HES’lerin doğa felaketlerini de kendisiyle beraber getireceğini söyleyen bir diğer üniversite öğrencisi Feyyza Nur Demir ise, “Doğa kendisinden alınan her şeyi geri isteyecek” ifadelerini kullandı. Ardaha’ın coğrafik olarak da HES’ler için uygun olmadığını belirten Feyyza,  “Ardahan’ın coğrafi konumu düzdür.  Düz olduğundan kaynaklı HES’lere bağlı seller olacak.   İnsanların, doğadaki canlıların yaşam alanlarını gün geçtikçe tehdit edecek.  Ekolojinin döngüsü ile oynandığı gibi insanların temiz hava alacak alanları da bitmeye başlayacak.  Bugün Kura Nehri’nde yaşayan balıklar bir bir ölmeye başladı.  İnsanlar Kura Nehri’nde balık tutarak geçimlerini sağlarken,  HES’ler bu geçim kaynaklarını da yok etmeye başladı.  Hopa örneğimiz var.  İnsanlar bunu canıyla ödedi.  Ama HES’leri yapanlar için insan yaşamı önemli olmadığı için her yere HES yapmaya devam ediyorlar”  ifadelerinde bulundu. 
 
'HES'ler doğanın döngüsü ile oynuyor'
 
HES’ler olmadan da yenilenebilir enerji kaynakları üzerinden elektrik üretimi yapılabileceğini söyleyen Feyyza, şöyle devam etti: “HES’ler doğayı katletmek için var.  Elektrik üretilmeli evet.

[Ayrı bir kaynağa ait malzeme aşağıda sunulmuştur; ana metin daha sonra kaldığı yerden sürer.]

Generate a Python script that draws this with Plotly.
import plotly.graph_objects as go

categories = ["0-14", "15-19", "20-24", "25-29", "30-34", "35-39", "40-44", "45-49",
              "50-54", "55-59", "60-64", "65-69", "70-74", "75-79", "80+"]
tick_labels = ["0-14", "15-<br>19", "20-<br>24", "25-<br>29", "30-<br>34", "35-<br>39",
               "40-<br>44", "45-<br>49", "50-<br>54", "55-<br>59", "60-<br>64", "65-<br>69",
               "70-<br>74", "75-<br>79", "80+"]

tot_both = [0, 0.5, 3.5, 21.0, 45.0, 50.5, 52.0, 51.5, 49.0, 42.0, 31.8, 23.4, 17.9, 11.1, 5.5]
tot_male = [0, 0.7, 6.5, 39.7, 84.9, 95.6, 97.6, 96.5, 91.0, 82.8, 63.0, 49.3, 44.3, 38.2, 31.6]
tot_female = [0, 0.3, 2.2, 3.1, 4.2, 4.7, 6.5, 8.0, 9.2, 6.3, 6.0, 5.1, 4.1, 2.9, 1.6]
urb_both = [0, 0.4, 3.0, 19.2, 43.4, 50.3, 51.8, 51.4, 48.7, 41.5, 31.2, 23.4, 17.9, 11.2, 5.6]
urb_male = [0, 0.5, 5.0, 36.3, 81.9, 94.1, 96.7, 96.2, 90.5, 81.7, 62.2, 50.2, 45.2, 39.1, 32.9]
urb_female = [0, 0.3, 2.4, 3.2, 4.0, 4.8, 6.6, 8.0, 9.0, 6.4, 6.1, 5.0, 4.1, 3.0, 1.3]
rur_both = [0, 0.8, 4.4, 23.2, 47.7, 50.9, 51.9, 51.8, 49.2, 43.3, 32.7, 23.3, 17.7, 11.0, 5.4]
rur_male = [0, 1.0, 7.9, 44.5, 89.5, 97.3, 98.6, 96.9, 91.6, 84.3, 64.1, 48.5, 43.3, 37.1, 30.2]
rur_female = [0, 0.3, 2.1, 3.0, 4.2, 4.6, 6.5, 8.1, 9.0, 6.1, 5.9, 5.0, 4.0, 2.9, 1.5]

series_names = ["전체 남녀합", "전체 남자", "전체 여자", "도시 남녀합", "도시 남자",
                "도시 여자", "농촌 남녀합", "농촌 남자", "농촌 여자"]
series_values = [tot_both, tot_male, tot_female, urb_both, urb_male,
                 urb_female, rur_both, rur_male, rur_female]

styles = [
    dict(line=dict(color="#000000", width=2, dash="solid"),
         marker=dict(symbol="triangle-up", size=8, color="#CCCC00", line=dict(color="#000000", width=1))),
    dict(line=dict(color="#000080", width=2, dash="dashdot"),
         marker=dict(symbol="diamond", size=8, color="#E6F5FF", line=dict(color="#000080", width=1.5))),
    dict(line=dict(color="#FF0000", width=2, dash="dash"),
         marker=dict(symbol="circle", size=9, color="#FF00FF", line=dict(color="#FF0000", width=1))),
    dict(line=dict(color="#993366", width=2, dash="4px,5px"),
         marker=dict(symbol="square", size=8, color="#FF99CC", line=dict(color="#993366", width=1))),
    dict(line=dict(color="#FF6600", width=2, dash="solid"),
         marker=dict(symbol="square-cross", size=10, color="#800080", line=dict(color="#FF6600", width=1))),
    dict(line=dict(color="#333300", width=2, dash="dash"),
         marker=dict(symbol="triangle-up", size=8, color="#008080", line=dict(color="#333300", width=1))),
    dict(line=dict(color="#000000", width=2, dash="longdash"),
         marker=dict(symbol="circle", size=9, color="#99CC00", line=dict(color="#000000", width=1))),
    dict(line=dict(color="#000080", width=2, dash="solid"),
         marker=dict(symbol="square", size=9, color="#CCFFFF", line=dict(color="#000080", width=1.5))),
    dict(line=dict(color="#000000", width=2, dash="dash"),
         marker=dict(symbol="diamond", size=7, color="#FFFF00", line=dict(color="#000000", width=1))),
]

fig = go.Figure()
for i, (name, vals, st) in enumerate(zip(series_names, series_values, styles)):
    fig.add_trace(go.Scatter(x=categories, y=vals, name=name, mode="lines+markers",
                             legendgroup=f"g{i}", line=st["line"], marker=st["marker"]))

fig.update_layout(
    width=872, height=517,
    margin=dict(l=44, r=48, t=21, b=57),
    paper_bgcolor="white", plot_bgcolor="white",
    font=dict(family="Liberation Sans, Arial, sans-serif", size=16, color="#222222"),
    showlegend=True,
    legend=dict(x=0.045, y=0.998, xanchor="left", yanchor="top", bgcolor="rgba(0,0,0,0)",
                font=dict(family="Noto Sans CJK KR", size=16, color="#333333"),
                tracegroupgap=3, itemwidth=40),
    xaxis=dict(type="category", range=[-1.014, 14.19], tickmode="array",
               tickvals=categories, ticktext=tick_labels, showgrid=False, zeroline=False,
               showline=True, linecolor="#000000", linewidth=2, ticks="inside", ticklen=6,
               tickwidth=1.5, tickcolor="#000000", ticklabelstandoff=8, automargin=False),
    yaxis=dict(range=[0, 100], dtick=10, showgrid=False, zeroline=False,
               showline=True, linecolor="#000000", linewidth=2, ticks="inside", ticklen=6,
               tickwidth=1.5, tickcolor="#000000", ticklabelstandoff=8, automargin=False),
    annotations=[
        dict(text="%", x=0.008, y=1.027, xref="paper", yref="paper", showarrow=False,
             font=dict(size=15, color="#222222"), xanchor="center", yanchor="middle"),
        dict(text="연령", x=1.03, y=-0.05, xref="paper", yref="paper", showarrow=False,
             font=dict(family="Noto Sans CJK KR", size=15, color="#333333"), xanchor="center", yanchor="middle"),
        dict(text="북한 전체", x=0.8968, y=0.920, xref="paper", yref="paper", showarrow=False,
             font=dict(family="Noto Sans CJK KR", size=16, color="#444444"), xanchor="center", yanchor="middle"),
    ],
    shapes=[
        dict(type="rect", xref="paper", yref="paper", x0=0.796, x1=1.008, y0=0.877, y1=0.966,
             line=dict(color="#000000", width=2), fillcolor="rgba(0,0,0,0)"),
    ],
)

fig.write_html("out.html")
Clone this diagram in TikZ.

Biz elektriğe karşı değiliz, ama bu elektrik doğaya zarar vermeden güneş bir yoluyla elde edilebilir. İktidar için doğa canlılar pek önemli değil bunu gezi olaylarında gördük.  HES’ler doğanın bütün döngüsü ile oynuyor.  HES’lere,  beton yapılara canlıların yaşam alanları için dur diyelim”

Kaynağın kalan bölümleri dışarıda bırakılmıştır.